The present invention relates to sound-deadening material and more particularly, but not exclusively, to sound-deadening material for use in sound deadening within automobiles.

It will be appreciated that there are many situations in which sound deadening must be performed, either for safety reasons or environmental comfort. Previously, wadding-type packing has been used to attenuate -or dampen sound transmission through it. The wadding in effect absorbs the shock waves of the sound.

More recently, fibreglass has been used as the padding material, particularly in situations such as within automobiles where there are temperature and ignition problems. However, fibreglass is quite expensive and furthermore can be difficult to handle in terms of formation and possible detrimental effect on the health of fabricators.

An attempt to overcome the problems of fibreglass padding has been described in International Patent Application No. PCT/GB94/00772 (British United Shoe Machinery Limited) , in which a method of sound deadening in metallic sheet is described using impregnated fabric material formed from a blend of polyester staple fibres. This method has allowed thinner sheets of sound-deadening material to be used and the material used has the ability to be thermoformed to approximate the associated metal panel.

Unfortunately, the method described in Patent

Application No. PCT/GB94/00772 (British United Shoe Machinery Limited) has been found to be subject to degradation after short-term overheating. For example, if an automobile's engine overheats the associated sound-

deadening material becomes distorted and may require replacement.

Typically, a sound-deadening material suitable for automobiles will absorb up to 10% of incident noise at

250Hz, 40% at 500 Hz, 60% at 1000 Hz and 80% at 2000 Hz.
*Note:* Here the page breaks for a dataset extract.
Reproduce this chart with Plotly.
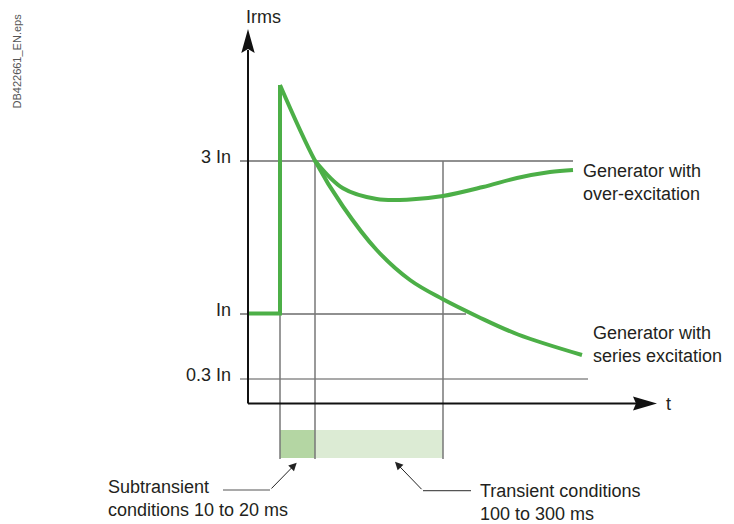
import plotly.graph_objects as go

# ---- data (schematic drawing units: t along time axis, y = Irms height) ----
level_labels = ["3 In", "In", "0.3 In"]
level_values = [243, 90, 25]
level_line_end = [325, 218, 340]

phase_edges = [32, 67, 195]          # 10 ms, 20 ms, 100-300 ms boundaries
phase_names = ["Subtransient", "Transient"]
phase_colors = ["#b4d6a3", "#dcebd4"]

base_t = [0, 32, 32]
base_y = [90.5, 90.5, 319]

series_t = [32, 67, 95, 128.7, 162, 195, 230, 270, 334]
series_y = [319, 243.3, 197.5, 154, 124, 104.7, 87.3, 69.5, 49]

over_t = [67, 95, 128.7, 162, 195, 235, 269, 302, 325]
over_y = [243.3, 215.7, 205, 204.5, 208, 217, 226, 232, 234]

curve_labels = ["Generator with<br>over-excitation", "Generator with<br>series excitation"]

GREEN = "#4caf47"
FONT = "Arial, Liberation Sans, sans-serif"
TXT = "#231f20"

fig = go.Figure()

Y_TOP = 351
X_END = 386
BAR_TOP, BAR_BOT = -26, -54

shapes = []
shapes.append(dict(type="rect", xref="x", yref="y", x0=phase_edges[0], x1=phase_edges[1],
                   y0=BAR_BOT, y1=BAR_TOP, fillcolor=phase_colors[0], line_width=0, layer="below"))
shapes.append(dict(type="rect", xref="x", yref="y", x0=phase_edges[1], x1=phase_edges[2],
                   y0=BAR_BOT, y1=BAR_TOP, fillcolor=phase_colors[1], line_width=0, layer="below"))
for v, e, c in zip(level_values, level_line_end, ["#222", "#222", "#555"]):
    shapes.append(dict(type="line", xref="x", yref="y", x0=-8, x1=e, y0=v, y1=v,
                       line=dict(color=c, width=1.2), layer="below"))
vtops = [level_values[1], level_values[0], level_values[0]]
for x, top in zip(phase_edges, vtops):
    shapes.append(dict(type="line", xref="x", yref="y", x0=x, x1=x, y0=top, y1=BAR_BOT - 1,
                       line=dict(color="#777", width=1.5), layer="below"))
shapes.append(dict(type="line", xref="x", yref="y", x0=0, x1=0, y0=0.5, y1=Y_TOP + 3,
                   line=dict(color="#111", width=2)))
shapes.append(dict(type="line", xref="x", yref="y", x0=0, x1=X_END + 2, y0=0.5, y1=0.5,
                   line=dict(color="#111", width=2)))
sub_knee = (22, -86)
tr_knee = (175, -86.7)
shapes.append(dict(type="line", xref="x", yref="y", x0=-25, x1=sub_knee[0], y0=sub_knee[1], y1=sub_knee[1],
                   line=dict(color="#555", width=1.2)))
shapes.append(dict(type="line", xref="x", yref="y", x0=tr_knee[0], x1=223, y0=tr_knee[1], y1=tr_knee[1],
                   line=dict(color="#555", width=1.2)))

fig.add_trace(go.Scatter(x=[0, -6.7, 0, 6.7, 0], y=[375, 351, 355, 351, 375], mode="lines",
                         fill="toself", fillcolor="#111", line=dict(width=0, color="#111"),
                         hoverinfo="skip", showlegend=False))
fig.add_trace(go.Scatter(x=[409, 385, 388, 385, 409], y=[0.5, 7.5, 0.5, -6.5, 0.5], mode="lines",
                         fill="toself", fillcolor="#111", line=dict(width=0, color="#111"),
                         hoverinfo="skip", showlegend=False))

fig.add_trace(go.Scatter(x=base_t, y=base_y, mode="lines", line=dict(color=GREEN, width=4),
                         showlegend=False, hoverinfo="skip"))
fig.add_trace(go.Scatter(x=series_t, y=series_y, mode="lines",
                         line=dict(color=GREEN, width=4, shape="spline", smoothing=1),
                         showlegend=False, hoverinfo="skip"))
fig.add_trace(go.Scatter(x=over_t, y=over_y, mode="lines",
                         line=dict(color=GREEN, width=4, shape="spline", smoothing=1),
                         showlegend=False, hoverinfo="skip"))

ann = []
f18 = dict(family=FONT, size=18, color=TXT)
for lab, v in zip(level_labels, level_values):
    ann.append(dict(x=-15, y=v + 4, text=lab, showarrow=False, xanchor="right", yanchor="middle", font=f18))
ann.append(dict(x=-4, y=387, text="Irms", showarrow=False, xanchor="left", yanchor="middle", font=f18))
ann.append(dict(x=416, y=0, text="t", showarrow=False, xanchor="left", yanchor="middle", font=f18))
ann.append(dict(x=333, y=222, text=curve_labels[0], showarrow=False, xanchor="left", yanchor="middle",
                align="left", font=f18))
ann.append(dict(x=343, y=59.5, text=curve_labels[1], showarrow=False, xanchor="left", yanchor="middle",
                align="left", font=f18))
ann.append(dict(x=-142, y=-94.5, text=phase_names[0] + "<br>conditions 10 to 20 ms",
                showarrow=False, xanchor="left", yanchor="middle", align="left", font=f18))
ann.append(dict(x=230, y=-98.5, text=phase_names[1] + " conditions<br>100 to 300 ms", showarrow=False,
                xanchor="left", yanchor="middle", align="left", font=f18))
ann.append(dict(x=-231.5, y=343, text="DB422661_EN.eps", textangle=-90, showarrow=False,
                xanchor="center", yanchor="middle", font=dict(family=FONT, size=11, color="#555")))
ann.append(dict(x=48.7, y=-58.7, ax=sub_knee[0], ay=sub_knee[1], axref="x", ayref="y", xref="x", yref="y",
                text="", showarrow=True, arrowhead=2, arrowsize=1.6, arrowwidth=1, arrowcolor="#222"))
ann.append(dict(x=147, y=-57.7, ax=tr_knee[0], ay=tr_knee[1], axref="x", ayref="y", xref="x", yref="y",
                text="", showarrow=True, arrowhead=2, arrowsize=1.6, arrowwidth=1, arrowcolor="#222"))

fig.update_layout(
    width=734, height=524, margin=dict(l=0, r=0, t=0, b=0),
    paper_bgcolor="white", plot_bgcolor="white",
    xaxis=dict(range=[-248, 486], visible=False, fixedrange=True),
    yaxis=dict(range=[-120, 404], visible=False, fixedrange=True),
    shapes=shapes, annotations=ann, showlegend=False,
)
fig.write_html("out.html", config={"displayModeBar": False},
               post_script="document.body.style.margin='0px';document.body.style.overflow='hidden';")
However, optimisation of performance is a matter of design choice and can be determined by gauge/thickness, density, panel spacing and fibre type.
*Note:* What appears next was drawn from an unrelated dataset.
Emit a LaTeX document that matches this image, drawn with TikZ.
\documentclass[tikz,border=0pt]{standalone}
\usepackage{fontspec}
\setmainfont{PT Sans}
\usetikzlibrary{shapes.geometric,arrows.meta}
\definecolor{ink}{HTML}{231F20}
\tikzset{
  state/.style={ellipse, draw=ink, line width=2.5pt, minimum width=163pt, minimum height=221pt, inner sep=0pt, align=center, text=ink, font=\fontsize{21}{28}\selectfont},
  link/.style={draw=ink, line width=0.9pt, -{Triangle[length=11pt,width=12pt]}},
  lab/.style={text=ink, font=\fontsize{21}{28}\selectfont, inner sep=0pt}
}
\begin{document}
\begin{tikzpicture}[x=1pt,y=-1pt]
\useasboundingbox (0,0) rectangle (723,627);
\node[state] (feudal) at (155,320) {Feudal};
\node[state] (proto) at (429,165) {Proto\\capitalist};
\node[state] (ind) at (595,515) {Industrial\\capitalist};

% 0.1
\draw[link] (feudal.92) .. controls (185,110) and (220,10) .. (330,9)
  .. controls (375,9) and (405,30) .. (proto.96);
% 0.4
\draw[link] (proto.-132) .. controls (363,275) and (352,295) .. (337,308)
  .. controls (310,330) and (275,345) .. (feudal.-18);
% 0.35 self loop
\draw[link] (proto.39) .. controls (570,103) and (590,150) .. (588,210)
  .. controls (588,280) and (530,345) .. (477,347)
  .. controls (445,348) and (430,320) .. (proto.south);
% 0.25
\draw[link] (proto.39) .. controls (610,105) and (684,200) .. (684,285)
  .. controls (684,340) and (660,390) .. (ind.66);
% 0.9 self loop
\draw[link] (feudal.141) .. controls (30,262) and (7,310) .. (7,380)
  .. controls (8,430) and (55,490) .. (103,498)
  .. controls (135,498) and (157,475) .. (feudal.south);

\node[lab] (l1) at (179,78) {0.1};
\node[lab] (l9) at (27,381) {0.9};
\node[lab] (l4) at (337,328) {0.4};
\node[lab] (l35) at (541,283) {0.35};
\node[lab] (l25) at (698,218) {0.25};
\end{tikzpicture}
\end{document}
It is an objective of the present invention to provide a sound-deadening material which can withstand short-term elevated temperatures without degradation.

In accordance with the present invention there is provided a sound-deadening material comprising a non-woven fabric impregnated with a mouldable impregnant composition, the non-woven fabric including at least 10% polyester fusible fibres in association with other polyester fibres, the impregnant composition including by weight % at least 15% carboxylated styrene-butadiene with more than 55% of this co-polymer being styrene, at least 5% carboxylated styrene-butadiene with not more than 50% of this co-polymer being styrene and at least 50% of the impregnant composition comprising a mineral filler.

Preferably, the polyester fusible fibres are bi¬ component fibres such as Grilene K170 or Celnet C922. Furthermore, the non-woven fabric includes at least 20% polyester fusible fibres having an average 5.5 decitex.

The impregnant composition may comprise 20-25% of the co-polymer having greater than 55% styrene, 5-10% of a co¬ polymer having less than 50% styrene and the mineral filler comprising 60% of the impregnant.

The mineral filler may be Speswhite 60% clay. The sound-deadening material may include a fire retardant such

as Amgard CU to a weight percentage between 3% and 9%.

The fibres in the non-woven fabric may have an average decitex in the range 1.5-7 decitex

An embodiment of the present invention will now be described by way of example only.

The formation of non-woven fabrics can be achieved in principle by two methods, namely mechanical needling or hydroentanglement. However, whichever method is used, it is entanglement of the staple fibres which produces the non¬ woven fabric or felt, i.e. the fibres remain in position through entangled association with other fibres.

The needling process involves penetrating a web of fibres with barbed needles to a pre-determined depth such that fibres are pushed through the width of the web and thus strata entanglement results. It will be appreciated the more needle strata entanglement the more compacted is the non-woven fabric and thus a greater density achieved.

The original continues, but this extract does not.